Listening to the clues about what’s working well: writing

Posted: - Modified: | life, writing

I write down things I’m puzzling out, and I write down hints of things I might be good at. It’s useful to do both. Writing about my challenges helps me understand them better, and I often hear from people who identify with me, learn from me, and even share their own tips. Writing about my little successes seems a little more self-serving and egotistic, but it helps me pay attention to clues life gives me, celebrate the small stuff, and remember the good things. I’m looking for ways to make the most of this five-year experiment, so I’m on the lookout for strengths that I can build on.

At the last Visual Thinkers Toronto meetup, someone told me that how I share on my blog is working. People in the Emacs IRC channel tell me that they enjoy reading my posts. I often find myself sending people links to posts, sometimes posts that are years old.

So this writing thing… Hmm. Might be something there. What are some of the things I do in a way that might be different from others? If I can name those characteristics, I can then improve or at least retain them. =)

  • I write a lot.

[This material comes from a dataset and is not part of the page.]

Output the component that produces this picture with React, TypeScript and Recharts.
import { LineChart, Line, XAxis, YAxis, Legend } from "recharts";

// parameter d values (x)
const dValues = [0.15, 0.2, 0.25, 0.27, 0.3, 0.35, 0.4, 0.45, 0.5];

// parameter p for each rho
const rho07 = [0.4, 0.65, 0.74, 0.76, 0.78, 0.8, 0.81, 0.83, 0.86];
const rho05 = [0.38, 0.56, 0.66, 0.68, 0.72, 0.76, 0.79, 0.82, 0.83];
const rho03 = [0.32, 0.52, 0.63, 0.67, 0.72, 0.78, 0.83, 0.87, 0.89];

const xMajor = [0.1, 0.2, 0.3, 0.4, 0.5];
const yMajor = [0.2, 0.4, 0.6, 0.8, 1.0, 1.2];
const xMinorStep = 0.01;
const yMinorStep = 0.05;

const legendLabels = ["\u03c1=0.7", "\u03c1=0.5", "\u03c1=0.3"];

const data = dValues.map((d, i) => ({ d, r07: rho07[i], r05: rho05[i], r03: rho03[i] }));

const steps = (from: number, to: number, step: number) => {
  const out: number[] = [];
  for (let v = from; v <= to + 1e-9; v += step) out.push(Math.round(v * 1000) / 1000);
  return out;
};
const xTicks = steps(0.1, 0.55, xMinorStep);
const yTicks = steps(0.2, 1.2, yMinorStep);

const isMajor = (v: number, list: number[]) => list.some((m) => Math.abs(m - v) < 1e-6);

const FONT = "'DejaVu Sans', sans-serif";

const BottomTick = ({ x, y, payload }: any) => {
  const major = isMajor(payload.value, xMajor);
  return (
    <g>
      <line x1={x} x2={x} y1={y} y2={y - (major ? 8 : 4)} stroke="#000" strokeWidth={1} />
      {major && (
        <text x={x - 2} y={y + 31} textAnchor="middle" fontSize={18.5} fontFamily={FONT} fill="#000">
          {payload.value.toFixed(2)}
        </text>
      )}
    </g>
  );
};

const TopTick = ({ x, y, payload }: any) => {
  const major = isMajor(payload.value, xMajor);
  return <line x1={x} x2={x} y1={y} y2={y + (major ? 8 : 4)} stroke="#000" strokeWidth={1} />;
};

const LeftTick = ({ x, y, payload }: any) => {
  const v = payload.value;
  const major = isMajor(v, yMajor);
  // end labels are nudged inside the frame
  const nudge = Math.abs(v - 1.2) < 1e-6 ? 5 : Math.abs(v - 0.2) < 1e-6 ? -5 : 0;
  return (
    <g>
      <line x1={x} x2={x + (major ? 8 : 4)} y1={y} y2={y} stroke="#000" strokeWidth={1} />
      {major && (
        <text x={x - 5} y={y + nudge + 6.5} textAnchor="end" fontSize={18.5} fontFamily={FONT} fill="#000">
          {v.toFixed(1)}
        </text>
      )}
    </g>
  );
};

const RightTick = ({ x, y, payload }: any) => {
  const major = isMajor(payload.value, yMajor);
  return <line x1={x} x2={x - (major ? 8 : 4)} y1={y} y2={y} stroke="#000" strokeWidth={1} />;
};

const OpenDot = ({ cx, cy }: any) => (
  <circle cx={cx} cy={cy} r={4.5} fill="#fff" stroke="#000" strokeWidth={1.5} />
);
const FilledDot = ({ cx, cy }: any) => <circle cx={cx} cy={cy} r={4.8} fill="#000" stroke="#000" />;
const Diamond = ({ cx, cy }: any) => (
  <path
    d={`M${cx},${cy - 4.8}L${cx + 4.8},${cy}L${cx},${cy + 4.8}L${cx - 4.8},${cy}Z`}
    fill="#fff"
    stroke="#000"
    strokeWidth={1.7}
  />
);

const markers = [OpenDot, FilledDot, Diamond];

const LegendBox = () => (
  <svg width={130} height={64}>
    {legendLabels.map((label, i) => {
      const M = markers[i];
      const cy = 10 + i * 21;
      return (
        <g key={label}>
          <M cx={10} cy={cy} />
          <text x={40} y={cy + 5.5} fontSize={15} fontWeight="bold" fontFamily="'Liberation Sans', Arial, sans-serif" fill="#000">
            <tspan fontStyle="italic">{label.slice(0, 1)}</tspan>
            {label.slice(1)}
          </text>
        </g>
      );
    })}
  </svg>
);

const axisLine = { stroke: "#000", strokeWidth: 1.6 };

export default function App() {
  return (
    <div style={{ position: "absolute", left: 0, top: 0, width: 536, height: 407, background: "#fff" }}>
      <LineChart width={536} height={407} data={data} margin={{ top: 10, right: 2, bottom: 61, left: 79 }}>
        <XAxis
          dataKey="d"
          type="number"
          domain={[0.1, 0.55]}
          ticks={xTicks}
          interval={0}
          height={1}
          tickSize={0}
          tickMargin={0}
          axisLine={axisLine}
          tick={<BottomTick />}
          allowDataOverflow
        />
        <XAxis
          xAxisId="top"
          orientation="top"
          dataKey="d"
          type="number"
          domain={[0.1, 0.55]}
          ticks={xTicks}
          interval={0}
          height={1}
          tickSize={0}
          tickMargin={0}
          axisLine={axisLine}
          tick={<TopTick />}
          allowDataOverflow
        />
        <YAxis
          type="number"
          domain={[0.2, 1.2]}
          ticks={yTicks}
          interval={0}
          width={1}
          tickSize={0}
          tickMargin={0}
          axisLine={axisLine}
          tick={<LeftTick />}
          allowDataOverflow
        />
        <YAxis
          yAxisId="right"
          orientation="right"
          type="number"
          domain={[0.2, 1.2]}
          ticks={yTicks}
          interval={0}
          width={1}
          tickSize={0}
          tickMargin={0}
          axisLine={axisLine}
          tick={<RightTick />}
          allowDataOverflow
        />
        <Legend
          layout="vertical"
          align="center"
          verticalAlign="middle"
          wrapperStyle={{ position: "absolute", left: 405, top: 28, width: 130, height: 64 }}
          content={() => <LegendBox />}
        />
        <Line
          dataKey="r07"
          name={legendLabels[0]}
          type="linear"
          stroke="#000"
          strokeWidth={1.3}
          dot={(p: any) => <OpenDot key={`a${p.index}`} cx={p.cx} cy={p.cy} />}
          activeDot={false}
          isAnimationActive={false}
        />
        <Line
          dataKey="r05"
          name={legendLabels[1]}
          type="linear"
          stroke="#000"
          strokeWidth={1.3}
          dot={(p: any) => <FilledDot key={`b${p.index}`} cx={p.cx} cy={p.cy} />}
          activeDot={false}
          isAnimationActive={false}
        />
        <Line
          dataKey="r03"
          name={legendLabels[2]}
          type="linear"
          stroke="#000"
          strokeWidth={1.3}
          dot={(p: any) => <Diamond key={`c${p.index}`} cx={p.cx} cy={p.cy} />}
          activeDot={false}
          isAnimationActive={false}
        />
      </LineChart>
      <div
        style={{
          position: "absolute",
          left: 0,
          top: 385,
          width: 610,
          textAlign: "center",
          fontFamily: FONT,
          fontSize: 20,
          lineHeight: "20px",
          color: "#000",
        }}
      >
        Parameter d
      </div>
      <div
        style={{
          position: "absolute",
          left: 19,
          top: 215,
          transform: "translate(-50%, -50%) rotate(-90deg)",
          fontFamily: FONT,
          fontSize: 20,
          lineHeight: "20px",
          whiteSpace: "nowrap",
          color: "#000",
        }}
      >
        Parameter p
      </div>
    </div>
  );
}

People boggle at this because they struggle to write once a week or even once a month. I write a lot because it’s my default way of thinking. There are a few things I think about privately, in sketchbooks and in text files on my computer. I share as much as I can on the Internet, though. It makes sense to do so – I can help other people along the way, and it’s easier for me to remember something if I can either Google it or ask someone to help me remember what I called it.
  • I write with happiness and enthusiasm. I’m naturally happy, I guess (happiness set point and all), and I consciously develop my ability to be happy. Not necessarily bouncing-up-and-down happy, more like… at peace with life. Besides, I have a pretty awesome life, so it’s easy to be happy about it. =)
  • I follow my curiosity. Can Emacs do …? How do I …? There’s no end to the questions I can ask, and therefore no end to the things I can learn and write about. It’s a privilege to have the space to be curious about things, so I try to justify that privilege by sharing as much as I can.
  • I’m good at analysis. I enjoy picking my thoughts and feelings apart in order to explain them. I like reading and I’m growing to enjoy listening to people, and that’s how I learn to recognize patterns and name them. I’m not super-awesome at it – lots of cognitive biases to work around! – but there’s hope for me yet. =)
  • What if I could get even better at this? What would better look like, if I built this up over decades?

Imagining the future:

Writing gives me an excuse to be curious. I write about useful and interesting topics in a positive, straightforward, well-reasoned, and creative way.

On occasion, I sit down and develop a topic much further, taking a comprehensive look at something instead of the scattershot approach of spur-of-the-moment blog posts. I review and summarize things I write about a lot, compiling them into blog posts and books.

Lots of conversations grow out of my writing, and my writing grows out of conversations. It’s an excellent way to hack around introversion, because people talk to me.

Even tough situations in life – deaths and other inevitable losses – become fodder for writing, as I try to understand and grow.

Because I write a lot, people can filter the topics to focus on what they’re most interested in, but still stumble across my other interests from time to time. I remember how to find things and can send people links quickly. I maintain an index to help people find things again, and I periodically browse random posts to jog my memory.

I keep my life simple so that I have the freedom to write about what interests me (no corporate shush policy) and to spend time pursuing what makes me curious. It might not be a glamorous life, but it’s a fun one. I save people time and open up new possibilities. I constrain my lifestyle to my budget, so people’s purchases or donations are icing on the cake – money that I use to learn even more, to connect with more people, to experiment with other ideas and tools, and to make strategic differences in other people’s lives. That way, I can always be surprised and happy when people give me some of their time (both in terms of attention and in terms of money, because money is time after all).

I manage to escape the nastiness that the Internet can sometimes have, or I survive it.

I live an awesome and well-documented life, and I make it easier for thousands of people to build on what I’m learning.

People want to avoid boasting, so it’s easy to downplay ourselves and brush off people who are giving us clues about what we might be good at. Knowing that tendency in myself, I’m learning to say “Thank you!” and examine these things with the same curiosity I want to bring to the rest of life. I ask the universe, “Why is that? And how wonderful can it be?” I can also ask myself.